Facebook Product Engineering Open House recap

The other day me and a couple of coworkers went to the Facebook Engineering meetup hosted at the Facebook’s office.

The main draw for me were the topics of the scheduled talks – pretty technical, focussed subjects, and of course, seeing the office which I didn’t have a chance to visit yet.

My expectations for the talks were totally on point – all of the speakers were really good, very technical and knew what they were talking about. Some of the details were a bit above my head, personally, as I don’t have much in-depth knowledge of hadoop and related technologies (zookeeper, hive), but it was still interesting to hear about problems that arise and how the production engineering team solves them.

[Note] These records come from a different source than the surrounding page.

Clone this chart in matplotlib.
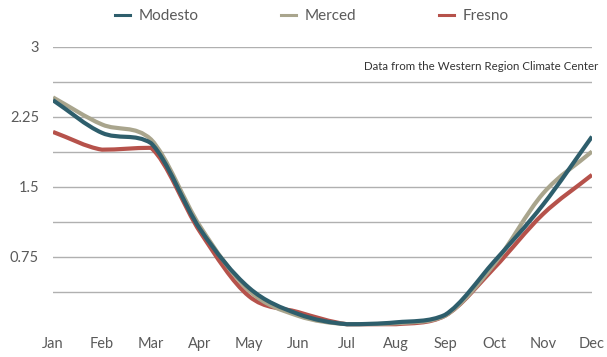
import matplotlib.pyplot as plt
from matplotlib.path import Path
from matplotlib.patches import PathPatch
import numpy as np

months = ['Jan', 'Feb', 'Mar', 'Apr', 'May', 'Jun', 'Jul', 'Aug', 'Sep', 'Oct', 'Nov', 'Dec']
modesto = [2.43, 2.08, 1.97, 1.05, 0.42, 0.14, 0.03, 0.05, 0.13, 0.70, 1.31, 2.04]
merced = [2.46, 2.17, 2.01, 1.08, 0.39, 0.12, 0.03, 0.04, 0.12, 0.67, 1.43, 1.88]
fresno = [2.09, 1.90, 1.92, 1.02, 0.33, 0.16, 0.03, 0.03, 0.12, 0.63, 1.21, 1.63]
yticks = [0.75, 1.5, 2.25, 3]
ytick_labels = ['0.75', '1.5', '2.25', '3']

colors = {'Modesto': '#2e5e6c', 'Merced': '#a9a58d', 'Fresno': '#b6524b'}
txt = '#5a5a5a'
plt.rcParams['font.family'] = ['Lato', 'DejaVu Sans']


def smooth_path(xs, ys):
    # bezier through the points, control points clamped so there is little overshoot
    xs = np.asarray(xs, float)
    ys = np.asarray(ys, float)
    n = len(xs)
    verts = [(xs[0], ys[0])]
    codes = [Path.MOVETO]
    for i in range(n - 1):
        y1, y2 = ys[i], ys[i + 1]
        y0 = ys[i - 1] if i > 0 else 2 * y1 - y2
        y3 = ys[i + 2] if i + 2 < n else 2 * y2 - y1
        lo, hi = min(y1, y2), max(y1, y2)
        c1 = np.clip(y1 + (y2 - y0) / 6, lo, hi)
        c2 = np.clip(y2 - (y3 - y1) / 6, lo, hi)
        verts += [(xs[i] + 1 / 3, c1), (xs[i + 1] - 1 / 3, c2), (xs[i + 1], y2)]
        codes += [Path.CURVE4] * 3
    return Path(verts, codes)


fig = plt.figure(figsize=(6.07, 3.57), dpi=100)
ax = fig.add_axes([53 / 607, 30 / 357, 539 / 607, 280 / 357])
x = np.arange(len(months))

for val in np.arange(0.375, 3.01, 0.375):
    ax.axhline(val, color='#b0b0b0', lw=1.0, zorder=1)

for name, vals in [('Fresno', fresno), ('Merced', merced), ('Modesto', modesto)]:
    patch = PathPatch(smooth_path(x, vals), fill=False, edgecolor=colors[name],
                      lw=3.0, capstyle='butt', joinstyle='round', zorder=3)
    ax.add_patch(patch)

handles = [plt.Line2D([], [], color=colors[n], lw=2.2) for n in ['Modesto', 'Merced', 'Fresno']]
fig.legend(handles, ['Modesto', 'Merced', 'Fresno'], loc='center left',
           bbox_to_anchor=(115 / 607, 1 - 16 / 357), ncol=3, frameon=False,
           fontsize=11, handlelength=1.0, columnspacing=5.4, borderpad=0, borderaxespad=0,
           labelcolor=txt, handletextpad=0.55)

ax.set_xlim(0, 11)
ax.set_ylim(0, 3)
ax.set_xticks(x)
ax.set_xticklabels(months)
ax.set_yticks(yticks)
ax.set_yticklabels(ytick_labels)
ax.tick_params(length=0, colors=txt, labelsize=10.5)
ax.tick_params(axis='x', pad=7)
ax.tick_params(axis='y', pad=10)
for s in ax.spines.values():
    s.set_visible(False)

fig.text(598 / 607, 1 - 67 / 357, 'Data from the Western Region Climate Center',
         ha='right', va='center', fontsize=8.3, color='#333333')

fig.savefig('out.png', dpi=100)
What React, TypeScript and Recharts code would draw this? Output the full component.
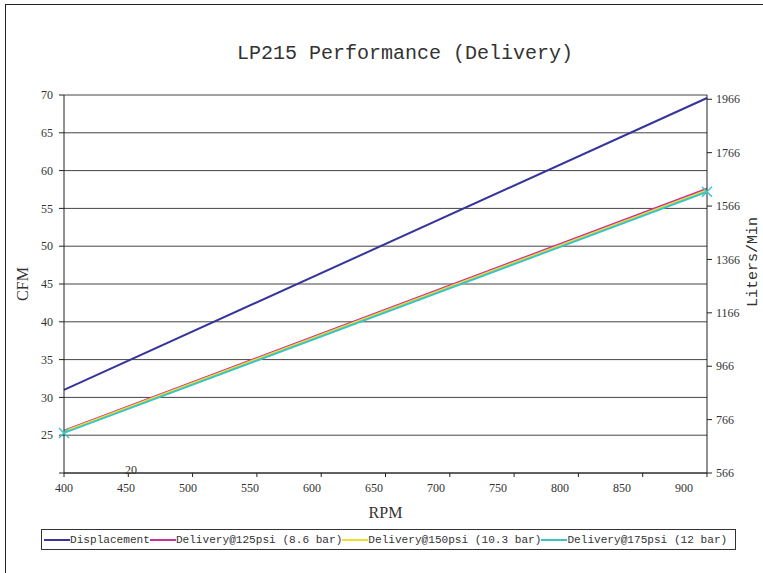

The intro talk by Dave Viner about the role of production engineering at Facebook in general was great too. Not many end users realize that it takes more than your regular front-end or back-end developers to run a huge, super heavily used service like Facebook behind the scenes. So their team touches everything from scalability to infrastricture to performance optimization and automation. Pretty cool stuff. I also really liked the demo on Open Graph, how the idea from 2011 came to actual realization in early 2013 and what it took and what sorts of problems the team ran into when building releasing this feature.

After the talks I asked my coworker Kedar what he thought, and he said “I wish I was smarter”. which was funny but also true for me. Those guys are solving really hard, interesting engineering problems – something I miss in the management part of my job. Plus I’m always jealous of people who get to work with super smart geeks and can learn a lot just by rubbing shoulders with them daily and working on something together.

All in all – really good event, and me and guys were all glad we attended. Oh, and of course I have to mention the food and the office: the office was nice, but nothing out of ordinary, actually. Drinks were plentiful and various – from a few different kinds of beer, wine to Starbucks bottled drinks to coconut water to Naked juice… anyone could have their pick. They served a lot of tiny appetizers, with some cupcakes and desserts and other small snacks available as well. I also snatched a tshirt for Sean, and wonder if he’ll be getting weird questons when he wears it, because the back of it says “Facebook Infrastructure”.

Thanks to Facebook for pulling a great, smart event together, and hopefully there will be more of them in the future.

PS: For those interested in good tech talks/meetups in NYC, some of my favorites are Code as Craft talks at Etsy (there’s one coming up in August), and Web peformance meetup . I like that they tend to focus on interesting engineering problems vs technology/framework du jour.